- Educate him: by explaining that he must reduce the time he is exposed to loud sounds depending on how loud they are, and how an over exposure to loud sounds could lead to permanent hearing loss. This is the best approach.
- Build a headphones volume limiter (i.e. the geeky solution).
I had the idea of building a device that would interface with the headphones to the mp3 player (or any other audio device) and that would reduce the volume so it would become impossible to set it too loud.
I see basically two ways of doing this:
- To build a device that would clip (easiest) or reduce (trickier) the headphone's signal as soon ans it goes beyond a preset amplitude. I think this can be done with a couple of transistors and would be a good solution.
- To build a device that always decreases the volume by reducing the headphone's signal amplitude. This can be easily done with resistors but would waste energy and the volume reduction would vary depending on the headphones impedance.
This little project requires very few materials:
- A couple of resistors. Their value depends on the headphone's impedance.

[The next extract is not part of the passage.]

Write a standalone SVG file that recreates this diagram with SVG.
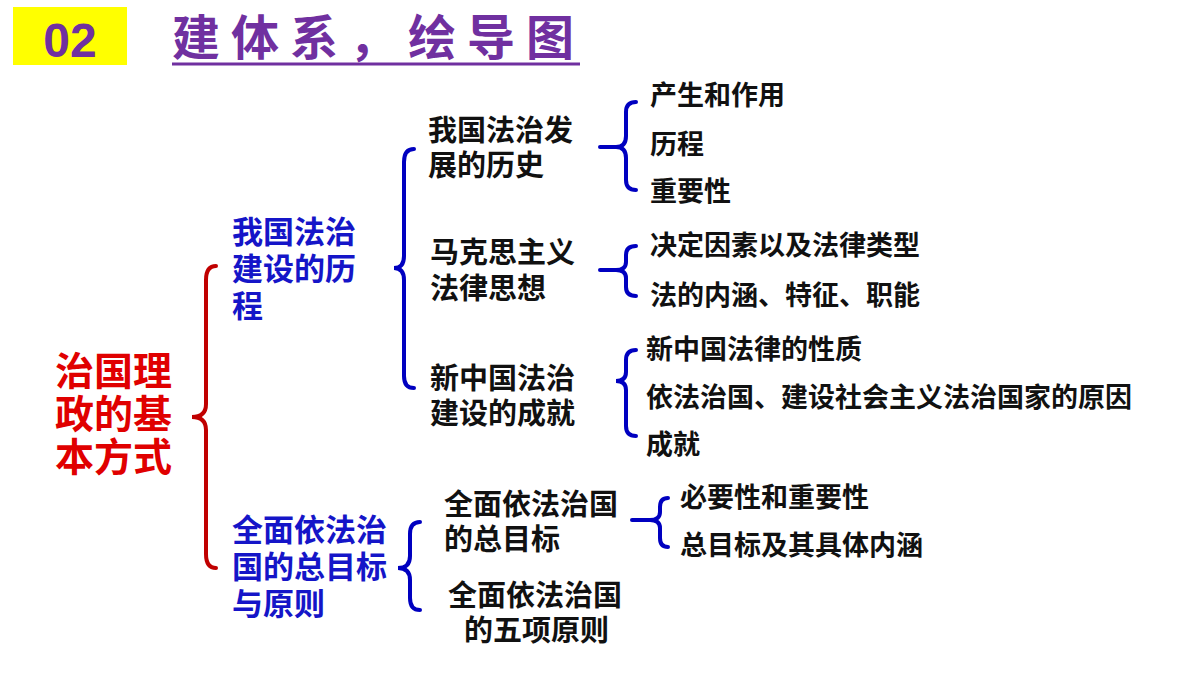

- An old lipstick for the casing
- A piece of perf board. Not really required but helps to make it more robust (it's going to be used by a child, so it must be sturdy)
- A jack plug and a jack socket.
- A piece of wire.
Simply solder the jack socket to the perf board (which should be cut to fit inside the gutted lipstick ) and put a resistor in series for each channel (left and right). Then connect the jack plug to the resistors and to ground by using the wire.
I drilled a hole on one end of the lipstick so the jack socket would fit tightly and stick out from it. The wire with the jack plug goes out of a hole on the other end of the lipstick.
At first, I chose to use a 10 Ohms resistor for each channel since I figured that the headphone impedance would be around 16 Ohms at DC. Later, I found out that 10 Ohms wasn't enough , so I added another 10 Ohms resistor in series on each channel, making the total resistance per channel 20 Ohms.
This means that with 16 Ohms headphones, the resulting volume would be 16/(16+20) = 44% of the original volume.
I know this volume reduction technique is very wasteful in terms of power and not very elegant, but it works fine and makes the very loud sounds just a bit more tolerable.
Finally, I used some isolating tape to make the construction a bit more resilient to children.